MODULE_LICENSE("GPL");
MODULE_AUTHOR("Ian Chen");

上方程式碼是一個非常簡易的 kernel module。 當 kernel module 被載入後,它會印出 Initializing the module 訊息(需要使用 dmesg 工具查看)。 反之,當 kernel module 被移除,它會印出 Unloading the module

  • module_init() 用於註冊模組的 initializer。
  • module_exit() 當使用者使用 rmmod 移除模組,它會調用 cleanup_module() 將與模組相關的程式碼從 kernel space 清除。
  • MODULE_LICENSE() 是一個特別的巨集,它用來表示模組的 license。
  • MODULE_AUTHOR() 用於宣告模組的開發者。
  • pr_info() 會將訊息寫入系統的日誌當中,其路徑為 /var/log/messages

2.4 Compile the sample code

使用 Make 可以幫助我們提高每次修改程式碼後的測試效率,Make 會根據我們自定義的 makefile 自動化的編譯原始程式碼:

KERNEL_DIR := /lib/modules/$(shell uname -r)/build

MODULE_NAME = sample
obj-m := $(MODULE_NAME).o

all:
        make -C $(KERNEL_DIR) M=$(shell pwd) modules
clean:
        make -C $(KERNEL_DIR) M=$(shell pwd) clean

建立 Makefile 後,我們使用以下命令即可產生 kernel module 的 kernel object 檔案 sample.ko

$ make all

當你修改了模組的原始程式碼,可以使用以下命令清除先前編譯產出的檔案:

$ make clean

3. Network Device Driver Development

開發一個 Network Device Driver development 最快的方式就是調用 alloc_netdev() 或是 alloc_etherdev() 讓 OS 分配一個 network device,並且建立 net_device_ops structure 註冊裝置的 hook functions。

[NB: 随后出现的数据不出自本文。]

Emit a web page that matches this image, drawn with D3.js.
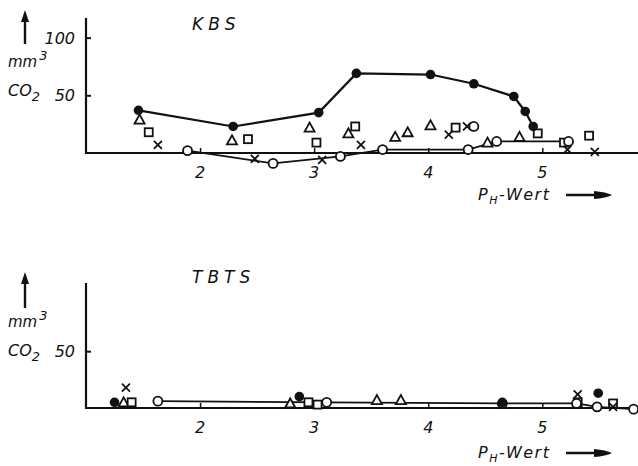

當 device driver 載入到 Linux kernel,kernel 會根據不同的時機調用我們註冊的 hook function 操作 network device 的行為,基本的 network device operations 包含了:

  • ndo_init() is called once when a network device is registered.
  • ndo_open() is called when a network device transitions to the up state.
  • ndo_validate_addr() is called for testing if the Media Access Control address is valid for the device.
  • ndo_stop() is called when a network device transitions to the down state.
  • ndo_start_xmit() is called when a packet needs to be transmitted.
    • NETDEV_TX_OK
    • NETDEV_TX_BUSY
  • ndo_change_mtu() is called when a user wants to change the Maximum Transfer Unit of a device.
  • ndo_set_mac_address() is called when the Media Access Control address needs to be changed. If this interface is not defined, the MAC address can not be changed.

3.1 Dummy module

Dummy module 內建於 Linux kernel,它可以用於建立虛擬的網路環境,讓開發者使用它進行端對端的測試。 舉例來說,對於封閉的網路環境,主機僅有 loopback address 127.0.0.1 可以用於分析,其餘的 IP 都是不可用的。 因此,dummy interface 為了解決這個問題誕生了!

3.1.1 Usage

使用下方的命令建立 dummy interface nodelocaldns

# ip link adds: add virtual link DEVICE specifies the physical device to act operate on. 
$ sudo ip link add nodelocaldns type dummy

以下命令會為 nodelocaldns 分配 IP:

$ sudo ip addr add 168.254.10.10 dev nodelocaldns
$ sudo ip addr add 10.20.0.10 dev nodelocaldns

當我們成功建立 dummy interface 並且為它分配 IP,我們就可以使用 ping 向它發送 icmp echo request:

ping 10.20.0.10

當我們不再需要 dummy interface,可以使用以下命令移除它:

$ sudo ip link delete nodelocaldns

3.1.2 Code Analysis

Dummy module 的原始程式碼可以在 Linux kernel 專案找到。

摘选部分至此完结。